Springsteen gives an insight into the value he places on differences of opinion and his approach to dealing with them if it becomes unproductive, in this passage about Steve Van Zandt, saying:
‘Despite our great friendship, or because of it, Steve can be a powerful force, and with his great energy he can be unintentionally destabilising… The friction and the rub in Steve’s opinions is often where he is most valuable to me, but in the past, he could unintentionally cross the line.’ Bruce decided these issues needed to be talked about before they re-formed the E-Street Band to tour in the 1990’s. He described the ensuing discussion he had with Steve as ‘friendly but tough’, during which they got to hear each other’s points of view. Following this pretty frank talk, he said they then ‘put it away’ and went on to have ‘the best eighteen years of our work life and friendship’.
So what can a little excerpt from a book about a pretty unique life and team have to teach the rest of us about our work and teams? For me there are two things:
1. Some workplace conflict and difference is ok – even good
First, we have to genuinely believe that it is both natural and beneficial for people at work to have their say and disagree at times. If every member of a team is in furious agreement about everything all the time, there’s a good chance that a proportion of that team are either asleep at the wheel or too afraid to speak up – thereby not adding anything very ‘valuable’. But the measure of a great team is surely that the whole is greater than the sum of its parts. The value of a certain amount of divergent opinion is supported in studies of teams where those teams that are seemingly very cohesive can be making more errors than those with a healthy amount of tension and difference.
The lesson is to normalise and legitimise the fact that there will be and often should be differences in opinions about direction or how things should be done. This leads to better and more robust outcomes that have already been well tested internally before being launched into the marketplace.
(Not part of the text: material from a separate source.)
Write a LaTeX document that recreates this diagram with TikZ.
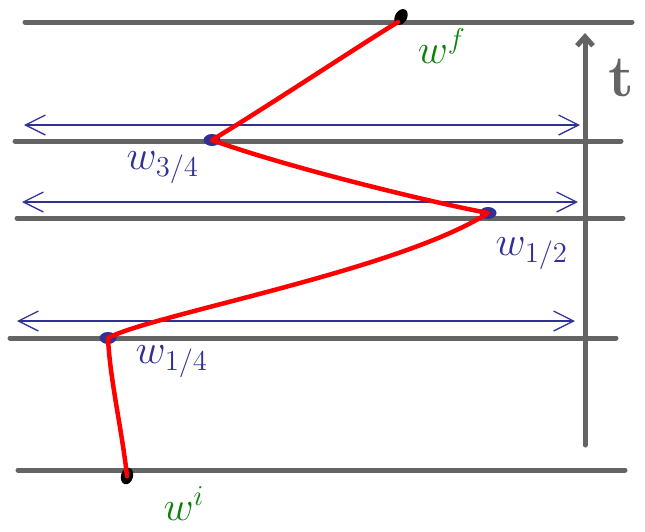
\documentclass[tikz,border=0pt]{standalone}
\usepackage{xcolor}
\usetikzlibrary{arrows.meta,shapes.geometric}
\definecolor{penblue}{RGB}{48,48,150}
\definecolor{pengray}{RGB}{100,100,100}
\definecolor{penred}{RGB}{255,0,0}
\definecolor{pengreen}{RGB}{10,130,10}

\begin{document}
\begin{tikzpicture}[
    x=1pt,y=-1pt,
    level/.style={draw=pengray,line width=5pt,line cap=round},
    span/.style={draw=penblue,line width=1.3pt,
      {Straight Barb[length=20pt,width=20pt]}-{Straight Barb[length=20pt,width=20pt]}},
    trail/.style={draw=penred,line width=4.5pt,line cap=round,line join=round},
    blob/.style={ellipse,fill=#1,minimum width=17pt,minimum height=12pt,inner sep=0pt},
    lbl/.style={font=\LARGE,scale=2.4,inner sep=1pt}
  ]
    \useasboundingbox (0,0) rectangle (645,531);
    % time levels
    \draw[level] (25,22) -- (632,22);
    \draw[level] (15,141) -- (621,141);
    \draw[level] (17,218) -- (623,218);
    \draw[level] (10,338) -- (616,338);
    \draw[level] (18,470) -- (625,470);
    % time axis
    \draw[level,-{Straight Barb[length=9pt,width=16pt]}] (585,445) -- (585,33);
    \node[text=pengray,font=\LARGE,scale=3.4] (t) at (621,78) {$\mathbf{t}$};
    % spans
    \draw[span] (24,125) -- (580,125);
    \draw[span] (22,202) -- (578,202);
    \draw[span] (17,321) -- (575,321);
    % points
    \node[blob=black,rotate=60] (wf) at (401,17) {};
    \node[blob=penblue] (wq) at (212,140) {};
    \node[blob=penblue] (wh) at (488,213) {};
    \node[blob=penblue] (wl) at (108,338) {};
    \node[blob=black,rotate=75] (wi) at (127,476) {};
    % red trail
    \draw[trail] (wi.center) .. controls (122,430) and (110,380) .. (wl.center)
      .. controls (150,315) and (400,270) .. (wh.center)
      .. controls (420,200) and (280,165) .. (wq.center)
      .. controls (270,105) and (360,45) .. (398,22);
    % labels
    \node[lbl,text=pengreen] (wfl) at (442,46) {$w^{f}$};
    \node[lbl,text=penblue] (wql) at (163,168) {$w_{3/4}$};
    \node[lbl,text=penblue] (whl) at (532,254) {$w_{1/2}$};
    \node[lbl,text=penblue] (wll) at (172,362) {$w_{1/4}$};
    \node[lbl,text=pengreen] (wil) at (184,504) {$w^{i}$};
\end{tikzpicture}
\end{document}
2. Find ways to make differences of opinion and conflict easy to manage
If the first point is accepted, the next step is to promote a team environment where there is an accepted way in which team members feel comfortable to talk about differences of opinion without feeling either attacked or that they may be portrayed as trouble-makers or change-averse. In addition, it is important that people understand that once an issue has been thrashed out and a decision is made, it is expected that people get on board (obviously excepting any situation of unsafe or unlawful conduct).
Psychological safety
There is a ton of social science research in this field from significant academic studies to the much heralded Google Project Aristotle. Many refer back to Professor Amy Edmondson’s work with teams which identified ‘psychological safety’ as being fundamentally important to team member’s willingness and ability to contribute to the team without things degenerating into turf wars and damaging conflict behaviours.
Key attributes of a great team
The hallmarks of a team where it is ok to have differences of opinion include, for example:
- when someone makes a mistake, it is not held against them;
- there is an accepted way to discuss tricky problems;
- people are not rejected for being different or having different ideas;
- it is ok to take a risk within accepted boundaries;
- it is normal and easy to ask others for help; and
- individual contributions are valued and respected.
For us at AWM, we see everyday the power of simple processes, team practices and dialogue to support individuals and teams to have these sorts of conversations. Contact us to learn more.
While I’d love to have been a fly on the wall for that fire-side chat between The Boss and his long-time collaborator, suffice to say that many years later, Steve’s views and any differences of opinion have not led to a deterioration in the dynamic of the band, but seem to have strengthened it. A credit to them both.